In 1975, finding journalism “more superficial and meaningless”, he decided to dedicate his time to writing his novel, The Year Of The Hare. He sells his boat to finance the novel which becomes an instant success. From now on Paasilinna is able to live off his writing. He becomes the most acclaimed writer in Finland and in other Scandinavian countries. He is a prolific writer and millions of his books have been sold worldwide.

The Year Of The Hare, Arto Paasilinna’s favourite and most famous novel, has been translated into several languages. It was first published in Finnish in 1975 and in English in 1995. The Year Of The Hare was selected by the Unesco Collection of Representative Works which funded the English translation by Herbert Lomas.

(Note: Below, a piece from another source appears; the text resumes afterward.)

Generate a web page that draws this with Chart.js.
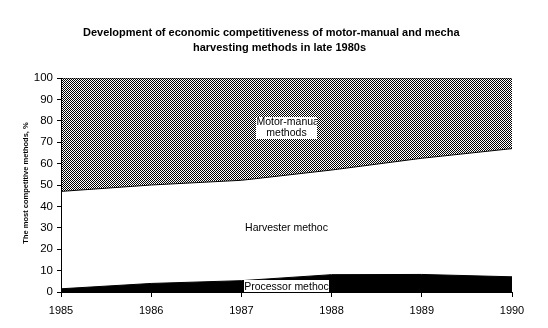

It has won three major international awards and was twice adapted for feature films: a Finnish film in 1977 named “Jäniksen vuosi” and a French version in 2006 called: “Le lièvre de Vatanen”.

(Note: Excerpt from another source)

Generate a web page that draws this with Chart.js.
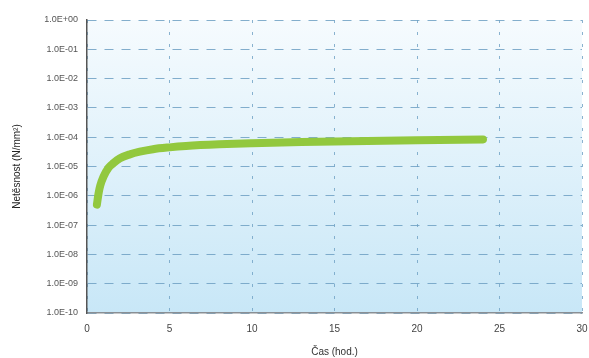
<!DOCTYPE html>
<html>
<head>
<meta charset="utf-8">
<script src="https://cdn.jsdelivr.net/npm/chart.js@4.4.1/dist/chart.umd.min.js"></script>
<style>
  html, body { margin: 0; padding: 0; background: #fff; }
  #wrap { width: 589px; height: 358px; }
</style>
</head>
<body>
<div id="wrap"><canvas id="chartLeak"></canvas></div>
<script>
// hodiny a netesnost
const hours = [0.6, 0.7, 0.8, 1.0, 1.3, 1.6, 2.0, 2.6, 3.2, 4.0, 5.0, 6.0, 8.0, 10, 13, 16, 20, 24];
const leakage = [5e-7, 1.2e-6, 2.2e-6, 4.5e-6, 9e-6, 1.3e-5, 1.9e-5, 2.6e-5, 3.2e-5, 3.9e-5, 4.5e-5, 5.0e-5, 5.7e-5, 6.2e-5, 6.8e-5, 7.3e-5, 7.9e-5, 8.4e-5];
const yTicks = [1e0, 1e-1, 1e-2, 1e-3, 1e-4, 1e-5, 1e-6, 1e-7, 1e-8, 1e-9, 1e-10];
const yLabels = ['1.0E+00', '1.0E-01', '1.0E-02', '1.0E-03', '1.0E-04', '1.0E-05', '1.0E-06', '1.0E-07', '1.0E-08', '1.0E-09', '1.0E-10'];
const xTicks = [0, 5, 10, 15, 20, 25, 30];

const points = hours.map((h, i) => ({ x: h, y: leakage[i] }));

// pozadi s prechodem do modre
const bgPlugin = {
  id: 'areaBg',
  beforeDraw(chart) {
    const { ctx, chartArea: a } = chart;
    const g = ctx.createLinearGradient(0, a.top, 0, a.bottom);
    g.addColorStop(0, '#f6fbfe');
    g.addColorStop(1, '#c8e7f7');
    ctx.save();
    ctx.fillStyle = g;
    ctx.fillRect(a.left, a.top, a.right - a.left, a.bottom - a.top);
    ctx.restore();
  }
};

const chart1 = document.getElementById('chartLeak').getContext('2d');
const chartLeak = new Chart(chart1, {
  type: 'line',
  data: {
    datasets: [{
      label: 'Netěsnost',
      data: points,
      borderColor: '#92c83e',
      borderWidth: 8,
      borderCapStyle: 'round',
      pointRadius: 0,
      cubicInterpolationMode: 'monotone',
      fill: false
    }]
  },
  options: {
    responsive: true,
    maintainAspectRatio: false,
    animation: false,
    layout: { padding: { left: 11, right: 7, top: 20, bottom: 0 } },
    plugins: {
      legend: { display: false },
      tooltip: { enabled: false }
    },
    scales: {
      x: {
        type: 'linear',
        min: 0,
        max: 30,
        afterBuildTicks: (s) => { s.ticks = xTicks.map(v => ({ value: v })); },
        afterFit: (s) => { s.height = 45; s.paddingLeft = 0; s.paddingRight = 0; },
        ticks: { color: '#444', font: { family: 'Liberation Sans', size: 10 }, padding: 10 },
        grid: { color: 'rgba(110,160,195,0.8)', lineWidth: 1, drawTicks: false },
        border: { display: true, color: '#8a8f94', width: 1.5, dash: [3, 9] },
        title: { display: true, text: 'Čas (hod.)', color: '#333', font: { family: 'Liberation Sans', size: 10 }, padding: { top: 1, bottom: 0 } }
      },
      y: {
        type: 'logarithmic',
        min: 1e-10,
        max: 1,
        afterBuildTicks: (s) => { s.ticks = yTicks.map(v => ({ value: v })); },
        afterFit: (s) => { s.width = 76; },
        ticks: {
          color: '#555',
          font: { family: 'Liberation Sans', size: 9 },
          padding: 9,
          callback: (v) => yLabels[yTicks.indexOf(v)] ?? ''
        },
        grid: { color: 'rgba(110,160,195,0.85)', lineWidth: 1, drawTicks: false },
        border: { display: true, color: '#555', width: 1.5, dash: [9, 8] },
        title: { display: true, text: 'Netěsnost (N/mm²)', color: '#222', font: { family: 'Liberation Sans', size: 10 }, padding: { top: 0, bottom: 4 } }
      }
    }
  },
  plugins: [bgPlugin]
});
</script>
</body>
</html>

The middle-aged Finnish journalist, Kaarlo Vatanen, and his middle-aged colleague photographer,“two dissatisfied, cynical men” are driving back to Helsinki from Heinola, after an assignment for their weekly magazine, when their car hits a leaping leveret. The photographer stops the car and Vatanen goes looking for the wounded animal in the nearby forest. He finds it with a broken left hind leg and holds him in his arms for comfort before nursing him.

In the Chinese zodiac, the rabbit – cousin of the hare – has represented Hope for Chinese people for a long time and in the Chinese legend, the moon goddess, Chang’e, had a rabbit as a pet.

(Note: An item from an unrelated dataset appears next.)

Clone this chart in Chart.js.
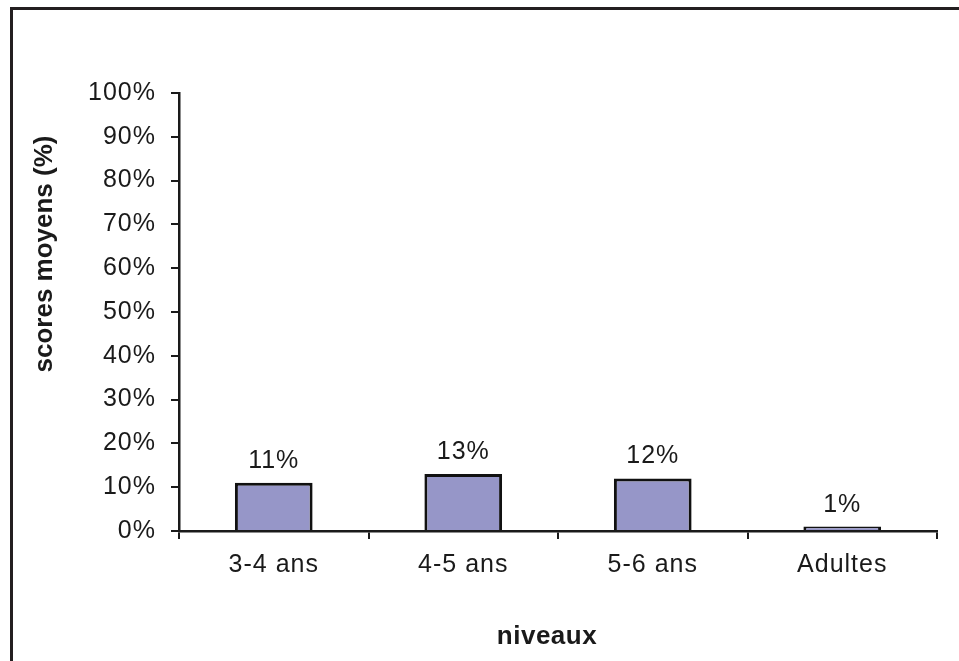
<!DOCTYPE html>
<html lang="fr">
<head>
<meta charset="utf-8">
<title>Scores moyens par niveau</title>
<script src="https://cdn.jsdelivr.net/npm/chart.js@4.4.1/dist/chart.umd.min.js"></script>
<style>
  html, body { margin: 0; padding: 0; background: #fff; }
  body { width: 959px; height: 661px; position: relative; overflow: hidden; }
  .frame {
    position: absolute; left: 10px; top: 7px; width: 960px; height: 660px;
    border-left: 3px solid #231f20; border-top: 3px solid #231f20;
  }
  #chart { position: absolute; left: 0; top: 0; }
</style>
</head>
<body>
<div class="frame"></div>
<canvas id="chart" width="959" height="661"></canvas>
<script>
'use strict';

// Data
const categories = ['3-4 ans', '4-5 ans', '5-6 ans', 'Adultes'];
const scores = [11, 13, 12, 1];          // scores moyens (%)
const yTicks = [0, 10, 20, 30, 40, 50, 60, 70, 80, 90, 100];

const INK = '#1a1a1a';
const FONT = "'Liberation Sans', Arial, sans-serif";

// The original text is a bit wider than Arial, so loosen it a little
const spacing = {
  id: 'spacing',
  beforeDraw(chart) {
    if ('letterSpacing' in chart.ctx) chart.ctx.letterSpacing = '1px';
  }
};

// Value labels above each bar
const valueLabels = {
  id: 'valueLabels',
  afterDatasetsDraw(chart) {
    const { ctx } = chart;
    const meta = chart.getDatasetMeta(0);
    ctx.save();
    ctx.font = `25px ${FONT}`;
    ctx.fillStyle = INK;
    ctx.textAlign = 'center';
    ctx.textBaseline = 'alphabetic';
    meta.data.forEach((bar, i) => {
      ctx.fillText(scores[i] + '%', bar.x, bar.y - 15);
    });
    ctx.restore();
  }
};

// Axis titles (placed like the original, not centred on the axes)
const axisTitles = {
  id: 'axisTitles',
  afterDraw(chart) {
    const { ctx, chartArea } = chart;
    ctx.save();
    ctx.font = `bold 26px ${FONT}`;
    ctx.fillStyle = INK;
    ctx.textAlign = 'center';
    ctx.textBaseline = 'middle';
    if ('letterSpacing' in ctx) ctx.letterSpacing = '0.5px';
    ctx.fillText('niveaux', chartArea.left + 368, 637);
    if ('letterSpacing' in ctx) ctx.letterSpacing = '0px';
    ctx.translate(45, chartArea.top + 161);
    ctx.rotate(-Math.PI / 2);
    ctx.fillText('scores moyens (%)', 0, 0);
    ctx.restore();
  }
};

new Chart(document.getElementById('chart'), {
  type: 'bar',
  data: {
    labels: categories,
    datasets: [{
      data: scores,
      backgroundColor: '#9696c8',
      borderColor: '#111',
      borderWidth: 3,
      borderSkipped: 'bottom',
      barPercentage: 0.41,
      categoryPercentage: 1
    }]
  },
  options: {
    responsive: false,
    devicePixelRatio: 1,
    animation: false,
    layout: { padding: { top: 93, right: 22, bottom: 0, left: 0 } },
    plugins: {
      legend: { display: false },
      tooltip: { enabled: false }
    },
    scales: {
      x: {
        afterFit: s => { s.height = 130; },
        grid: {
          offset: true,
          drawOnChartArea: false,
          drawTicks: true,
          tickLength: 8,
          color: INK,
          lineWidth: 2
        },
        border: { display: true, color: INK, width: 2.5 },
        ticks: {
          color: INK,
          padding: 11,
          font: { family: FONT, size: 25 }
        }
      },
      y: {
        min: 0,
        max: 100,
        afterFit: s => { s.width = 179; },
        afterBuildTicks: s => { s.ticks = yTicks.map(v => ({ value: v })); },
        grid: {
          drawOnChartArea: false,
          drawTicks: true,
          tickLength: 8,
          color: INK,
          lineWidth: 2
        },
        border: { display: true, color: INK, width: 2.5 },
        ticks: {
          color: INK,
          padding: 15,
          font: { family: FONT, size: 25 },
          callback: v => v + '%'
        }
      }
    }
  },
  plugins: [spacing, valueLabels, axisTitles]
});
</script>
</body>
</html>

Vatanen, who is going through a middle-age crisis, instantly senses a bond between him and the leveret, who will become his inseparable companion. From this moment on, Vatanen finds himself magically connected with nature away from the strain, turbulence and rampant consumerism of urban life which he can no longer endure.

Vatanen feels free from all constraints for the first time in his life. He decides to sell his possessions, abandon his wife and his job after realizing that he neither cares for his unloving wife nor for his empty, boring job and travels across Finland’s wild nature away from civilization. Vatanen chooses the path of no return with no regrets, seeking an adventurous new life. A fascinating exchange occurs: the conventional Vatanen becomes an untamed man while the wild hare turns into a domesticated animal. In each others company, man and animal will help one another to heal their afflictions: psychological for one and physical for the other.

During this one year several surreal events happen, Vatanen lives doing odd jobs, repairing a hut or cutting logs in the forest as well as fighting a ferocious forest fire. He even gets engaged to Leila, an attractive young lawyer, while being drunk but once sober he surprisingly has no recollection of taking such an important decision. While living and working in the forest, Vatanen has to fight a ravenous, cheeky raven and a dangerous, vicious bear and follow it across the border to the Soviet Union which leads to his arrest by Russian soldiers accusing him of spying.

The satirical and cynical Year Of The Hare is a story of a dissatisfied, embittered man who takes his courage in hand by giving up everything to fulfill his dreams in the hope of attaining a serene life. It’s a quest for freedom and a journey of exciting adventures. Consequently, this tale unleashes the dream that lies deep inside each one of us: the search for the meaning of life and the yearning to lead a simple harmonious existence in peace with nature beyond the bounds.